Welchen Auftrag hat die EU-Polizeimission, für die Sie arbeiten?

Ich bin nicht befugt, darüber detaillierte Auskunft zu geben. Im Rahmen der Mission sind rund 170 europäische Polizisten vor Ort, welche die lokalen Beamten ausbilden und die Polizeibehörden kontrollieren. Am Ende dieses Prozesses soll die Polizei in Bosnien-Herzegowina in der Lage sein, für Sicherheit und Ordnung im eigenen Land zu sorgen und mit anderen internationalen Polizei- und Rechtsstaatorganisationen zusammenzuarbeiten.

Wie leben die einst verfeindeten Kriegsgegner nun zusammen?

Der Begriff "verfeindet" ist nicht korrekt. Die Volksgruppen waren nicht verfeindet. Ich war nie ein Feind der Serben. Warum sollte ich? Wir haben untereinander geheiratet, in der selben Firma gearbeitet, wir waren Nachbarn.

Aber die Nationalitäten haben Krieg gegeneinander geführt!

Ich und viele andere Menschen, auch Kroaten und Serben, wurden Opfer dieses Nationalitätenkrieges, ohne dass wir ihn gewollt hätten. Und nun müssen wir mit den Folgen leben. Heutzutage gibt es nur noch wenige Orte, in denen die Volksgruppen zusammen leben, wie beispielsweise im nordbosnischen Distrikt Brcko, der dem Gesamtstaat unterstellt ist. Das Modell sieht vor, dass in den drei Gebieten - also der Förderation Bosnien-Herzegowina, der Republik Srpska und Brcko - die ethnischen Gruppen zusammen leben. Aber tatsächlich leben sie getrennt, die meisten Serben in der Republik Srpska und die Bosniaken in der Föderation. Bosnien-Herzegowina ist ein geteiltes Land. Und das ist eine Folge des Dayton-Vertrages, der nationalistische Interessen zulasten eines multiethnischen Zusammenlebens begünstigt.

Immerhin hat der Dayton-Vertrag das Morden in der Region beendet und die Grundlagen für Frieden geschaffen, oder nicht?

Das ist richtig. Aber die Lösung ist nur teilweise befriedigend, weil sie ein fragiles Gleichgewicht schuf, das derzeit vom Hohen Repräsentanten, als Vertreter der internationalen Gemeinschaft ausbalanciert wird. Er übt einen Teil der Staatsgewalt aus.

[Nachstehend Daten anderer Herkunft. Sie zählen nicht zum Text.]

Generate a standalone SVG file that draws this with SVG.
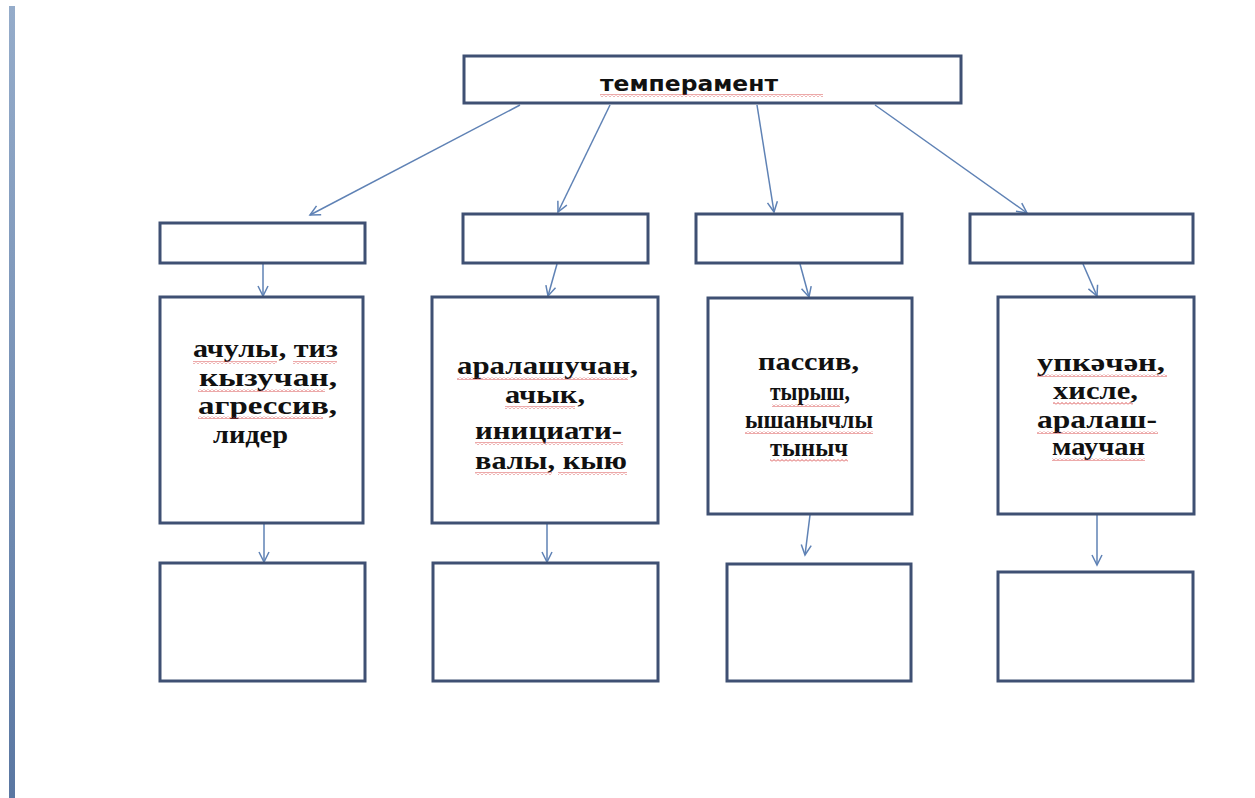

Der Hohe Repräsentant, der Österreicher Valentin Inzko, überwacht nach wie vor als Vertreter der UN die Umsetzung des Dayton-Vertrages und besitzt weitgehende Vollmachten in Ihrem Land. Warum ist seine Position noch immer wichtig?

In der Föderation fürchten sich die Menschen vor einer neuerlichen Teilung des Landes. Denn die Republik Srpska strebt nach Unabhängigkeit. Die stärkste Lobby, weil sie dort nach Unabhängigkeit ruft, sind die Kriegsverbrecher, die sich dann nicht vor Gericht verantworten müssten. Wir brauchen den Hohen Repräsentanten auf unserem Weg, einen Gesamtstaat zu bilden. Wenn er abzieht, bricht die fragile Stabilität des Landes zusammen.

Was könnte beim Aufbau eines Gesamtstaates helfen?

Eine Mitgliedschaft in der EU könnte die Lösung bringen. Denn Hoffnung wird motiviert durch Geld. Mit Geld aus der EU könnte die Situation im Land verbessert werden, mehr Arbeitsplätze würden die soziale Lage stabilisieren helfen. Darin sehe ich die einzige Chance für unser Land.

Hasan Nuhanovic, geboren 1968, arbeitete 1995 als Übersetzer für die Vereinten Nationen im Stützpunkt Srebrenica. Er musste den Menschen, die dort Zuflucht gesucht hatten, darunter seine Familie, den Befehl zum Verlassen des Stützpunktes übersetzen.
Über das Versagen der Vereinten Nationen in Srebrenica hat Nuhanovic das Buch "Under the UN-Flag. The International Community and the Srebrenica Genocide" geschrieben. Er setzt sich heute für die Verurteilung der Kriegsverbrecher ein.